Published: Wednesday, Feb 22, 2012, 8:30 IST
By Kakoly Chatterjee | Place: New Delhi

German wholesaler Metro Cash & Carry is looking at opening 7-8 stores in India during the current fiscal with an investment of around Rs70 crore each.

“We are looking at a 40-city presence,” Rajeev Bakshi, managing director, Metro Cash and Carry India, said, without giving a timeframe.

Speaking at the opening of the wholesaler’s first store in Delhi and tenth till date, Bakshi said exorbitant real estate prices had kept Metro away from Delhi, adding the company plans to set up two stores in western Delhi and one each in northern and southern parts.

While it is planning to open its next store in Jaipur in April, it is also looking to consolidate its position in the South by making an entry in Chennai.

On the impact FDI in multi-brand retail may have on a cash and carry chain like Metro, Bakshi said, “Large-format hypermarkets are an indirect competition to us.”

Metro wants to stick to cash and carry, and does not want to get into multi-brand retail even when FDI is allowed in the sector.

Majority of the products are sourced locally and the assortment is based largely on local demands, Bakshi said. “As long as the FMCG growth story continues, we will continue to grow,” he said. The German retailer is also increasingly looking at storing private labels and local brands. Food, mainly include pulses, spices, condiments and cereals are its biggest-selling stock-keeping units (SKUs). The total number of SKUs it stocks is 10,000.

“While currently the cash and carry segment is growing at 8%, in the next three years it is slated to grow at around 12%”, Purnendu Kumar, senior vice-president, retail, Technopak, a consultancy firm, said, adding, the major challenges faced by the segment include fragmented supply chains. “It takes a cash and carry chain around 3 to 4 years to break even, but in India the segment is on a growth mode,” he said.

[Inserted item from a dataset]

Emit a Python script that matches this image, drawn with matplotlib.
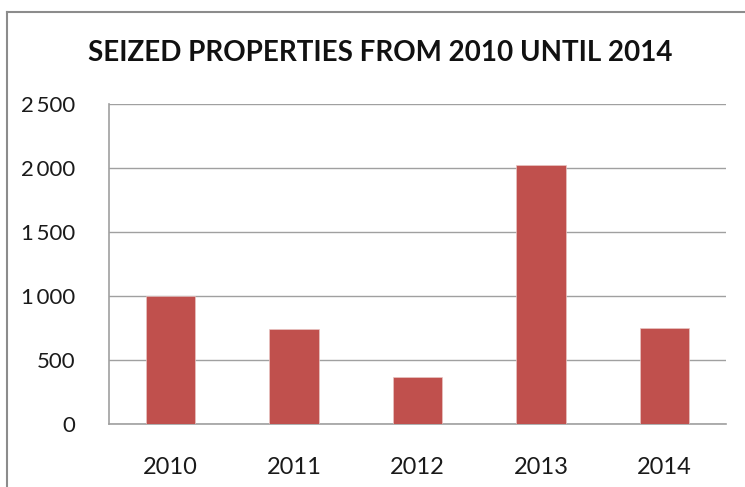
import matplotlib.pyplot as plt
import numpy as np
from matplotlib.lines import Line2D
from matplotlib.ticker import FuncFormatter

plt.rcParams["font.family"] = ["Lato", "DejaVu Sans"]

# Seized properties per year
years = ["2010", "2011", "2012", "2013", "2014"]
seized = [1000, 740, 365, 2020, 748]
yticks = [0, 500, 1000, 1500, 2000, 2500]

bar_color = "#C0504D"
grid_color = "#A0A0A0"

fig = plt.figure(figsize=(7.45, 4.87), dpi=100)
ax = fig.add_axes([109 / 745, 63 / 487, 617 / 745, 320 / 487])

x = np.arange(len(years))
ax.bar(x, seized, width=0.4, color=bar_color, edgecolor="#E8C4C3", linewidth=0.5, zorder=3)

ax.set_xlim(-0.5, len(years) - 0.5)
ax.set_ylim(0, 2500)
ax.set_yticks(yticks)
# thousands grouped with a thin space, as in the original
ax.yaxis.set_major_formatter(FuncFormatter(lambda v, _: f"{int(v):,}".replace(",", "\u2009")))
ax.set_xticks(x)
ax.set_xticklabels(years)

ax.tick_params(axis="both", length=0, colors="#1a1a1a")
ax.tick_params(axis="y", pad=24, labelsize=16)
ax.tick_params(axis="x", pad=24, labelsize=17)

ax.grid(axis="y", color=grid_color, linewidth=1.0, zorder=0)
ax.spines[["top", "right"]].set_visible(False)
for side in ["left", "bottom"]:
    ax.spines[side].set_color(grid_color)
    ax.spines[side].set_linewidth(1.2)

fig.text(380 / 745, 1 - 53 / 487, "SEIZED PROPERTIES FROM 2010 UNTIL 2014",
         ha="center", va="center", fontsize=20, fontweight="bold", color="#111111")

# chart frame (only the top and left edges are inside the crop)
fig.add_artist(Line2D([7 / 745, 1.0], [1 - 12 / 487, 1 - 12 / 487],
                      transform=fig.transFigure, color="#8c8c8c", linewidth=1.5))
fig.add_artist(Line2D([7 / 745, 7 / 745], [0.0, 1 - 12 / 487],
                      transform=fig.transFigure, color="#8c8c8c", linewidth=1.5))

plt.savefig("out.png", dpi=100)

Among all the verticals it caters to, small traders form Metro’s largest client base. The others include hotels, restaurants and caterers, corporates and other institutions. It product range include groceries, FMCG, consumer durables, apparels, exotics, household appliances, furnishings amongst other things. The German wholesaler has so far spent around euro 150 million, or Rs900 crore, on the Indian venture.